As it turns out, most of it was not true. A little more than two weeks after the Rolling Stone article first appeared, The Washington Post published the first in a series of investigative stories under the headline, “Key Elements of Rolling Stone’s U-Va. Gang Rape Allegations in Doubt.”  The Post reported that there had been no party at the fraternity house the night of the alleged attack, no one with the name of the claimed principal attacker had ever been a member of the fraternity, and several witnesses denied having made statements that had been attributed to them in the Rolling Stone piece. The story quickly unraveled. Within a few days, Rolling Stone issued an apology and acknowledged “discrepancies” in the story.

The publisher of Rolling Stone engaged the Columbia University School of Journalism to conduct an independent investigation. When Columbia issued its report, less than five months after “A Rape on Campus” was first published, it characterized the article as, “[A] story of journalistic failure that was avoidable. The failure encompassed reporting, editing, editorial supervision and fact-checking.”  That same day, Rolling Stone fully retracted the story and removed it from the magazine’s website. Civil defamation suits were filed against the magazine and the author, Sabrina Erdely, by the fraternity that had been accused, several of its individual members, and the UVA associate dean who was named in the piece. That litigation continues.

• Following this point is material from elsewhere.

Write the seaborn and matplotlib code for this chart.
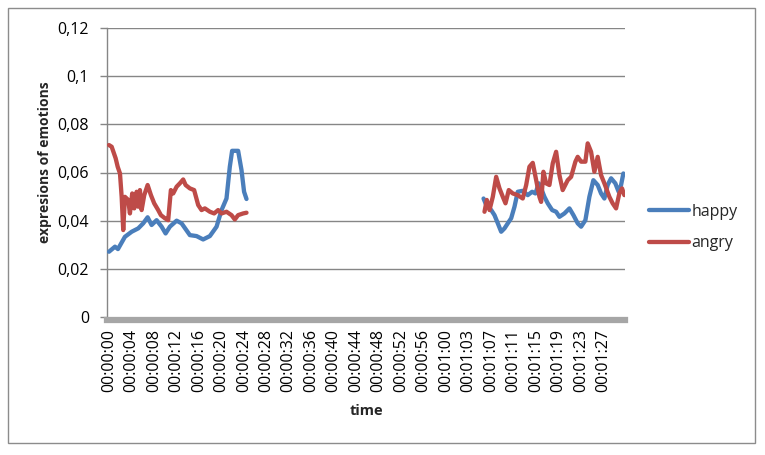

The Rolling Stone episode dramatically illustrates how competing media outlets can provide an effective avenue for exposing false allegations disguised as investigative reporting. Professional journalists—particularly those associated with well-established media outlets – do not give competitors a pass when they get their facts wrong, and they will be aggressive in reporting false stories. When you have the facts and the evidence, a good investigative journalist may be your best ally in protecting reputation.